SUPPLIED MATERIAL >>
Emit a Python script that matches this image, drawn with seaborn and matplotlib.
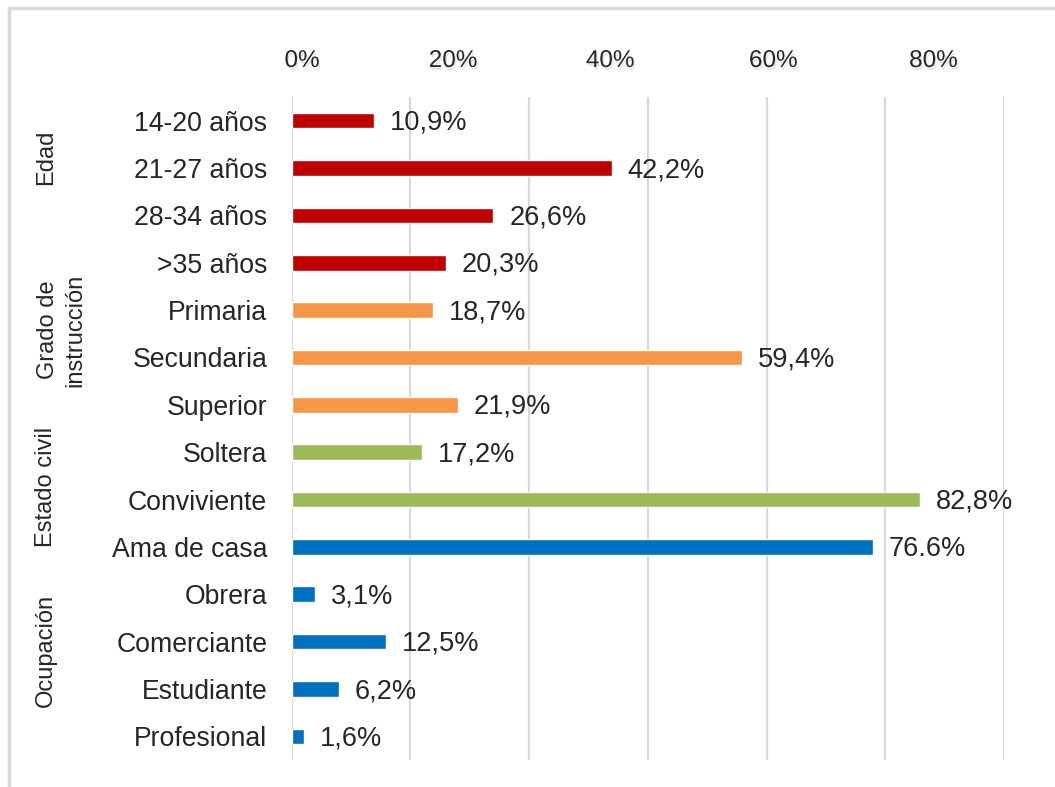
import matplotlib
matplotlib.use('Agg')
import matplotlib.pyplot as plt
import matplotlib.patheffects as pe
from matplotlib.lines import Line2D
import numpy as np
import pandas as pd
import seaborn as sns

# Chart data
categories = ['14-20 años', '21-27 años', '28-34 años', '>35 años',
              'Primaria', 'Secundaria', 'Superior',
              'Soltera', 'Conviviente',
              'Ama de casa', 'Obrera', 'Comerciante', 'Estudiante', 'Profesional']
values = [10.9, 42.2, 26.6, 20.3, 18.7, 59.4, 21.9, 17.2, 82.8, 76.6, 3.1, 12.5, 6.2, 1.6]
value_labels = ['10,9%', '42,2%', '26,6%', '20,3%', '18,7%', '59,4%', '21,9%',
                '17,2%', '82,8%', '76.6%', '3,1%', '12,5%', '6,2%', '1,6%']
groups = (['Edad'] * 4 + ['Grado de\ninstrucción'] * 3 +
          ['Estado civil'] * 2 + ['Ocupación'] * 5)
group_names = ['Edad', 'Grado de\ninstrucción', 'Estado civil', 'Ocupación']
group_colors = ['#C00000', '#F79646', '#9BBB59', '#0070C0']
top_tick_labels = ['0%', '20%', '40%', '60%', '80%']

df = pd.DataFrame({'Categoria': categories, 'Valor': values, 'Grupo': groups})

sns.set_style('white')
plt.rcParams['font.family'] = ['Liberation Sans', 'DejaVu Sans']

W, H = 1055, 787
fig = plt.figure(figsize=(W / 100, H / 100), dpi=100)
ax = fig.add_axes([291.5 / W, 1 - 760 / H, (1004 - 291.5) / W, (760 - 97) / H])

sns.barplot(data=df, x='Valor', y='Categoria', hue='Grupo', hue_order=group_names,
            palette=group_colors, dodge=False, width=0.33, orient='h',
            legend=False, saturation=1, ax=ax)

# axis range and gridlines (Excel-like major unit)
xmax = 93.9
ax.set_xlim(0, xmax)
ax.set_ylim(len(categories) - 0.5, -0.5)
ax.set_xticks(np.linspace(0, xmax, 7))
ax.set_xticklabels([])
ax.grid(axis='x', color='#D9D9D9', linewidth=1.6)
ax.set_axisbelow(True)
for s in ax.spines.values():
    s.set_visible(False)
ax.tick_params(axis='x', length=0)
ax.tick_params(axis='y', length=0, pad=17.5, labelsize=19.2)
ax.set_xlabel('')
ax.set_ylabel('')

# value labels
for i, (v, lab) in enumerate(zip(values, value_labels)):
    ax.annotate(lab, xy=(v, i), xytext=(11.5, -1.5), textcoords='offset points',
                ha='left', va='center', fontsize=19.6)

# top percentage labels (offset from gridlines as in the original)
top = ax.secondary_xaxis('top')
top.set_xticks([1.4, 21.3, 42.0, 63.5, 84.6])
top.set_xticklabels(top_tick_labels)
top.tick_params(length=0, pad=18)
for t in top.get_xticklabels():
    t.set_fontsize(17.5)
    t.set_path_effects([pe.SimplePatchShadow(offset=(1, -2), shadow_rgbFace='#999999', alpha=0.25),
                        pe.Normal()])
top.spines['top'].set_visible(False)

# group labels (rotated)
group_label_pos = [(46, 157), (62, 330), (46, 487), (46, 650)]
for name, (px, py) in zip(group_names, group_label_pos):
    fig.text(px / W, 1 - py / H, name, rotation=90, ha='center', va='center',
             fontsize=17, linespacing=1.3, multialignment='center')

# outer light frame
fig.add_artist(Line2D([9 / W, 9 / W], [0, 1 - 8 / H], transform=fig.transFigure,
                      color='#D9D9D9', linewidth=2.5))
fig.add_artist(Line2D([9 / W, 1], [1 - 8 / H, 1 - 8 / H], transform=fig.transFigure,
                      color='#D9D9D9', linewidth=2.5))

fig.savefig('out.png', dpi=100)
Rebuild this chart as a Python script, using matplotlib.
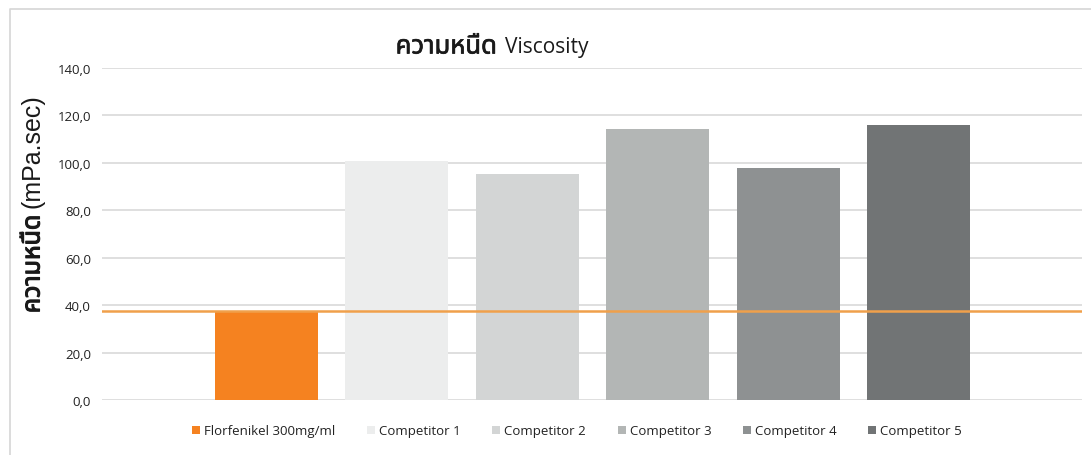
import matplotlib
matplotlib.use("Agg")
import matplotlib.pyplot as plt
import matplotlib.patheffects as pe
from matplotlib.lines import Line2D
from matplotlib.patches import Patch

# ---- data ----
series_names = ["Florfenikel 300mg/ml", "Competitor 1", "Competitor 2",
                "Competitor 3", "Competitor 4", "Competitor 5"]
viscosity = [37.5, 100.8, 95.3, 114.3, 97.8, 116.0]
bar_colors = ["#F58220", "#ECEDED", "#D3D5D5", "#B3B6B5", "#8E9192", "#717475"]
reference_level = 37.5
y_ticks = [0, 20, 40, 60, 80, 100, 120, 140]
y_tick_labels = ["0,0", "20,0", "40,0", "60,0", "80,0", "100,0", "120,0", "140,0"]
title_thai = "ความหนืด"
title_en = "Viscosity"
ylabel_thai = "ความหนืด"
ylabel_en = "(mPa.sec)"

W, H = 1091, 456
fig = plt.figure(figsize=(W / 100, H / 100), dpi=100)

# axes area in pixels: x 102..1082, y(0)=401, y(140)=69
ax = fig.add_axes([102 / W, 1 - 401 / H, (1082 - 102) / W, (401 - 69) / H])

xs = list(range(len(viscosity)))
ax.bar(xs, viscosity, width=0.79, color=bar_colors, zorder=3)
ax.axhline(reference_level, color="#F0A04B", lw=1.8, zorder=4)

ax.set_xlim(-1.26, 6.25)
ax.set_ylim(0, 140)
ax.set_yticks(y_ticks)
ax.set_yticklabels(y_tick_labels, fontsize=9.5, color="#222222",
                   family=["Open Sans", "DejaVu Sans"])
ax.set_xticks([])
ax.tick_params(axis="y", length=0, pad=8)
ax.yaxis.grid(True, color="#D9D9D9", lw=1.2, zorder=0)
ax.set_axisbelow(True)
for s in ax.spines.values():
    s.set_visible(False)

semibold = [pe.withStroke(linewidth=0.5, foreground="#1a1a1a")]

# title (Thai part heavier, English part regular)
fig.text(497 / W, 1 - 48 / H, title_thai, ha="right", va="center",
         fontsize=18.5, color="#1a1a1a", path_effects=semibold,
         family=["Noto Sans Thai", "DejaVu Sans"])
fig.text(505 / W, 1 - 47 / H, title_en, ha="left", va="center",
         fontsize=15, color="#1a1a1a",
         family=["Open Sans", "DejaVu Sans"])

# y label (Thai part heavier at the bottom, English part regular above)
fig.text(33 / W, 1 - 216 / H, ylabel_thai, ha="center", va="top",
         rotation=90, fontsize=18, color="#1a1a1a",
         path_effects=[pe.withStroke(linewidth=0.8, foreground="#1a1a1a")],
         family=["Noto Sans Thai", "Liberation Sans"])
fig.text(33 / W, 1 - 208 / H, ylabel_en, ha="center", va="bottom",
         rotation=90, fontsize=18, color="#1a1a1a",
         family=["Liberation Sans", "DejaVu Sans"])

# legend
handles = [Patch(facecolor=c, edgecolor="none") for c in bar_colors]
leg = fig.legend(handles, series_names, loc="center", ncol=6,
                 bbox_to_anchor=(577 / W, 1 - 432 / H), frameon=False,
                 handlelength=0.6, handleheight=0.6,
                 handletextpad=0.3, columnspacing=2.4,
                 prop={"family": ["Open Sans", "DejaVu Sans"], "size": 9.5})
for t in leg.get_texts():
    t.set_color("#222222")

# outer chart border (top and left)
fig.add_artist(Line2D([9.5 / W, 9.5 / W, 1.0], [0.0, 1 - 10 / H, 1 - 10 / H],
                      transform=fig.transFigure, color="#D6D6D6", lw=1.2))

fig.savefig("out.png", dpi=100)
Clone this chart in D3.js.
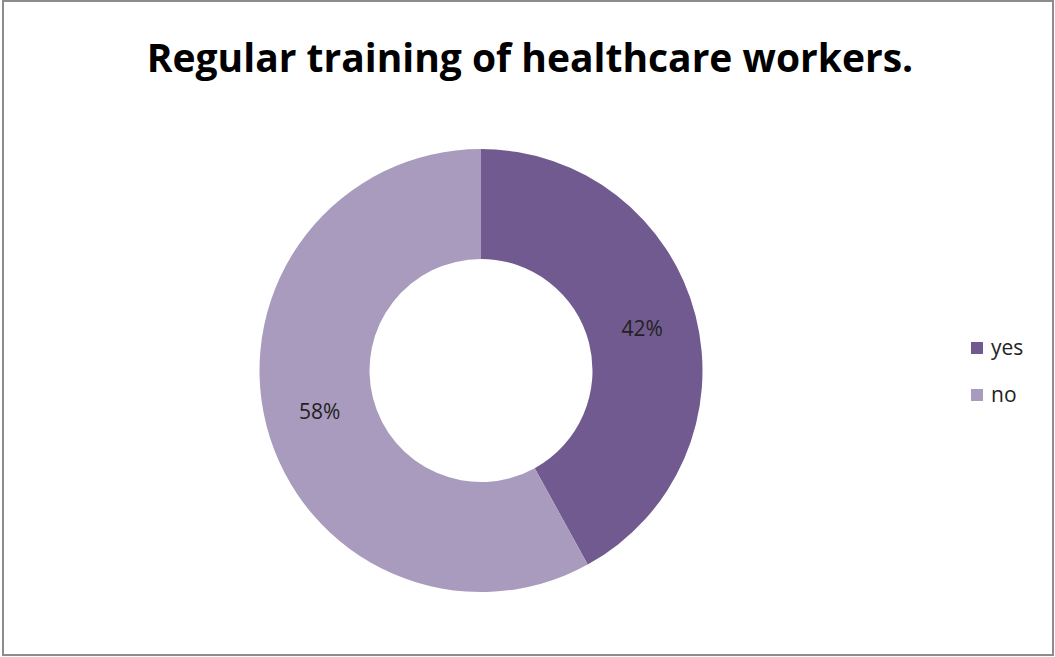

WORK TO BE COMPLETED >> Only the lines between the one with "Rebuild this chart" and the one with "from matplotlib.patches import Patch", those two included, get copied from the material above. Keep it exact and free of pictures.

FINAL RESULT >>
Rebuild this chart as a Python script, using matplotlib.
import matplotlib
matplotlib.use("Agg")
import matplotlib.pyplot as plt
import matplotlib.patheffects as pe
from matplotlib.lines import Line2D
from matplotlib.patches import Patch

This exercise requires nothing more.